Influence of Teaching Assistants' Motivation on Student Learning
Institute of Electrical and Electronics Engineers (IEEE)
2014 IEEE Frontiers in Education Conference (FIE)
Teaching assistants (TAs) are crucial for student learning, especially in large science, technology, engineering, and mathematics (STEM) programs with student-centered learning environments. To understand TAs' perspectives of their ability to facilitate learning in these environments, this research team conducted a mixed-methods study. This study was set in the First-Year Engineering Program at Purdue University. The TAs for this program are responsible for scaffolding student teams' learning through feedback on open-ended problems, along with some other traditional TA duties (e.g., grading student work, answering student emails). The study began with a qualitative component in which eight TAs were interviewed about their abilities to execute their various responsibilities. Based on these interview findings and literature, a survey was developed to further investigate key elements that the TAs discussed (e.g., motivation and feedback).

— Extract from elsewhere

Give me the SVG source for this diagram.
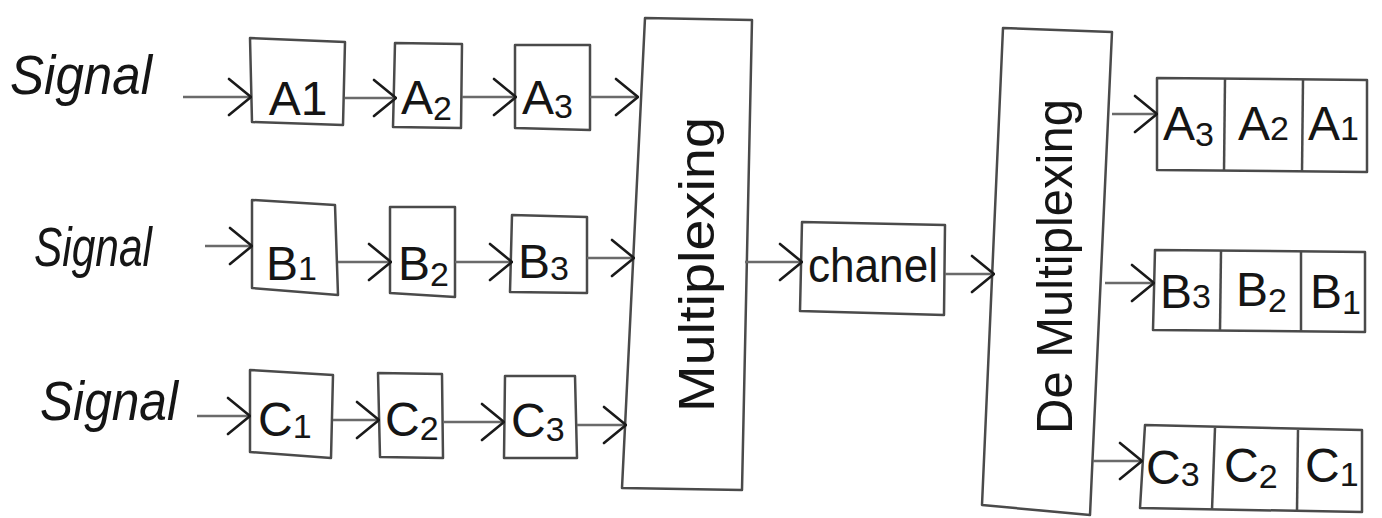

Forty-three TAs completed the survey. Based on the analysis of TAs' responses, two regression models were made that describe the factors that effect TAs' self-reported likeliness to give effective feedback and ineffective feedback. TAs with intrinsic motivation were more likely to give more effective feedback, while TAs with extrinsic motivation were more likely to give more ineffective feedback. Also female TAs reported giving less feedback in general than male TAs.